The Cefn Glas tunnel was dug in 1851 to allow trains on the Pontypool to neath GWR extension line through Craig-yr-Efail, the mountain with the bite out of the top that lays between Treharris and Aberdare. It is named after Cefn Glas colliery, the site of which was just north-west of the east portal of the tunnel. A canal ran around the curve of Craig-yr-efail, also just above this portal. To the east, the trainline crossed over one of three closely-grouped viaducts over the river Taf, and on to Quakers Yard. To the west, trains ran through to Aberdare. It would seem that the tunnel often suffered drainage problems during its lifetime, until closure in 1964. The tunnel is 704yards long, and single track all the way.

This tunnel is in a poorer state of repair than the other two I did recently, the entrances have had the copeing stones pushed off, and the brick surfaceing has flaked or been broken of in quite a few places. Theres also signs of tunneling for coal in places, this I'm told took place during in the minets strike. Although the tunnel is wet in places with a fair amount of dripping it's dry enough to get into with normal walking boots or even trainers.


The far entrance






Inside the far entrance.





A view along the tunnel





One of the workers safety shelters with graffiti.





Another shelter with graffiti





Courious gap in celing, don't know the use but there were a few along the tunnel





One of the places where a coal seams been mined.
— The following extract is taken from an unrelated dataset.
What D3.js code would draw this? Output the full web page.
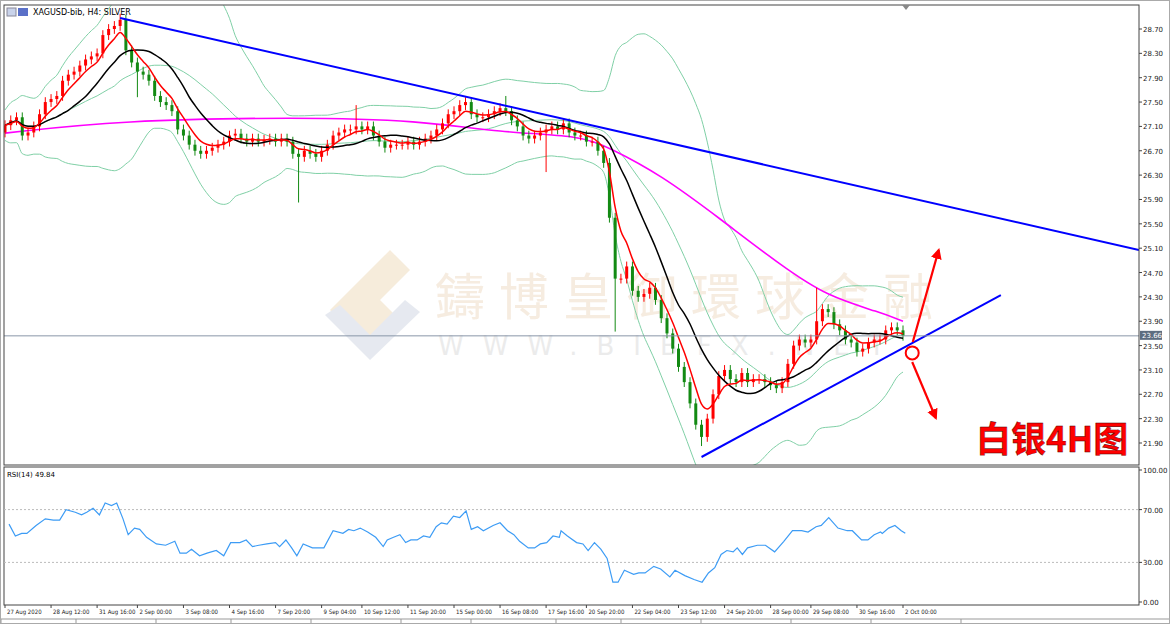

Inside the coal seam it goes appears to go a lot further 





One of the places the brick faceing has come off





Some of the junk in the tunnel





A better view of the broken brick faceing





Old wall bracket





Interesting colours in the walls





One of the drainage holes in the floor





Towards the middle of the tunnel





The other entrance


----------



## cardiffrail (Mar 11, 2010)

Nice one - good to see it is open again. A couple of years back there was palisade fencing at each end.


----------



## hnmisty (Mar 13, 2010)

Do you think the gap in the ceiling might be to allow for contraction and expansion during different temperatures?

We've got an up-and-down line near us at home, I'll have to put them up some time. The entrances are a lot more overgrown than yours though. And no digging for coal!


----------



## swanseamale47 (Mar 13, 2010)

hnmisty said:


> Do you think the gap in the ceiling might be to allow for contraction and expansion during different temperatures?
> 
> We've got an up-and-down line near us at home, I'll have to put them up some time. The entrances are a lot more overgrown than yours though. And no digging for coal!



Well I did think this at one point but then the gaps are funny shaped rather than a simple small gap and I'm not convinced bricks expand or contract much, the tempreture range in the tunnel also probably doesn't vary that greatly either. The other tunnels I have done had nothing like it so I'm slightly at a loss to explain the use. If anybody knows the reason I'd love to hear it.
EDIT. Could it be to allow for subsidance maybe?

Wayne


----------



## cardiffrail (Mar 14, 2010)

Another tunnel that has similar gaps in brickwork is the Merthyr tunnel. I know that at Merthyr, there were construction issues, with work stopping and restarting, and a change in contractors. I would guess that the same has happened at this location. i.e. its just poor workmanship.


----------